亜鉛の原子を詳しくみると、原子核の周りに複数の電子が回って雲のような状態を作っています。原子核は陽子と中性子でできているため電気的には+です。その周りにある電子は-なので全体的には中性です。しかし、亜鉛は打ち出される時には電子の一部がはぎ取られます。すると、加速器にやってくるときには全体が+になっています。

 

加速器の中にはチューブがあり+と-が交互に切り替わる高周波の電気が流れています。ここに+の亜鉛がやってくると、まず-になったチューブに引っ張られ次に+の部分と反発して押し出されます。これを繰り返すことで加速していきます。この切り替えの速さや強さを変えることで、亜鉛を核融合に最適な速度にまで加速させるのです。

 

113番元素を作るために必要な速度は光速の10%、このハイスピードで亜鉛をビスマスにぶつけることで113番元素の合成に挑戦したのです。

 

113番元素を検出せよ!

たくさんの亜鉛の中にまぎれているたった1つの新元素を取りだすための装置が、GARIS(ガリス)です。

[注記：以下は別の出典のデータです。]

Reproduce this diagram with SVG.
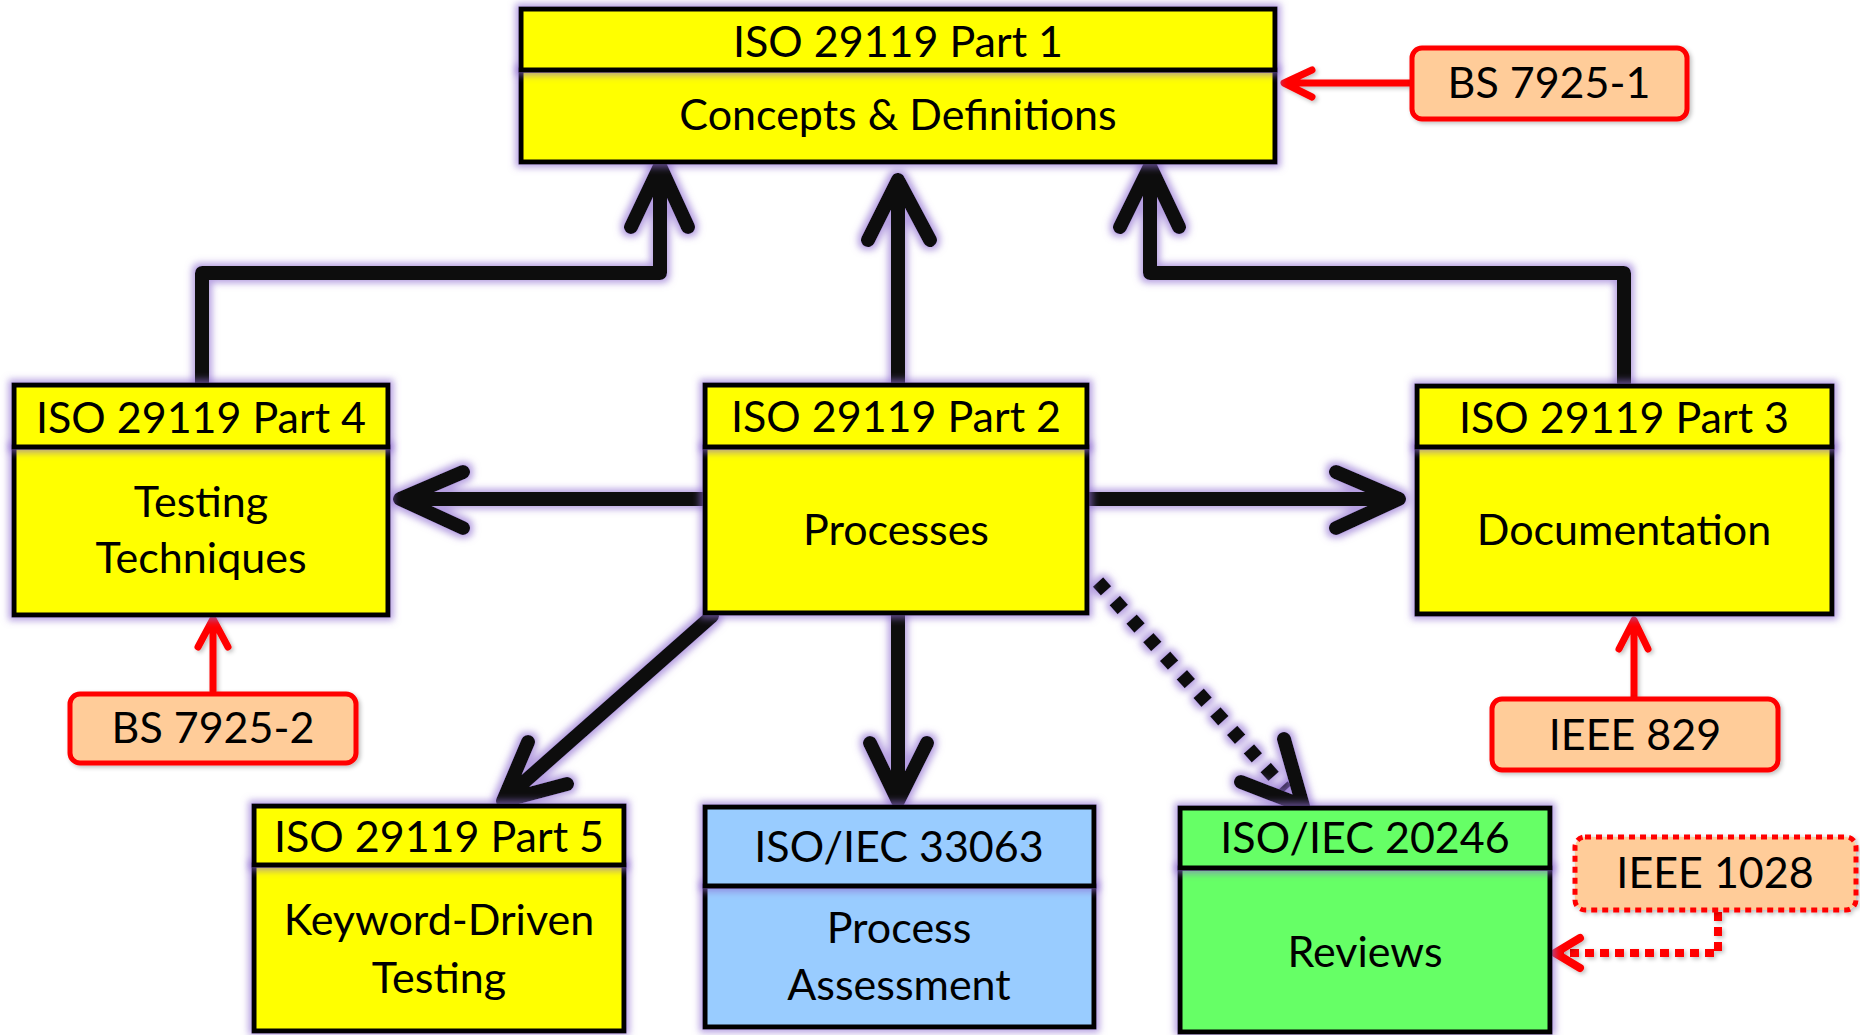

実は、大量の亜鉛を取り除くのはそれほど難しいことではありません。

 

飛んできた原子に磁力をかけると進行方向が変わります。30番元素の亜鉛と113番の新元素では電荷も質量も全く違うために新元素だけを取り出すことができるのです。こうして残った113番元素がこのまま検出器に入れば何も難しいことはありません。実は難しいのはここからなのです。

 

通常、原子は陽子と同じ数の電子を持っています。つまり電荷は0です。しかし、核融合で作られる新元素はビスマスの薄膜から飛び出す時にいくつか電子を奪われます。その数はそのつど違うのですが、実はこれが大問題。電荷によって働くローレンツ力も変わってしまうからです。

 

例えば同じ113番元素でも電子が一つ少ない電荷+1の場合と、2つ少ない+2ではローレンツ力が変わるため進む方向が変わってしまいます。そうなると、せっかくできた新元素を取り逃がしてしまう可能性があるのです。

 

そこで磁石の中をヘリウムガスで満たすという方法をとりました。ヘリウムは2つの電子を持っています。113番元素はヘリウムガスの中を通るうちにヘリウムの電子をとったり逆にとられたりします。そうして進むうちに、新元素が最初にいくつ電子を持っていたとしても電荷が平均で+12になることが分かりました。電荷が変われば、磁石を調整することで検出器めがけて飛ぶように設定することができます。

 

こうして2001年に新元素を検出する準備が整いました。実験は24時間体制で行われました。そして2004年7月23日、ついに新元素が検出されました。

 

さらに大きな元素に挑む!

現在、さらに先の119番、120番の元素を作る準備を進めています。しかし、119番以降の元素は今のGARISの性能では粒子が重すぎて検出器に導くことができないと考えられています。

 

そこで新しく作ったのが、より強力な磁石をそなえ性能が1.7倍にアップしたGARIS-Ⅱ(カリス2)です。周期表に日本2つ目の元素を載せることを目指し、一丸となって研究を進めています。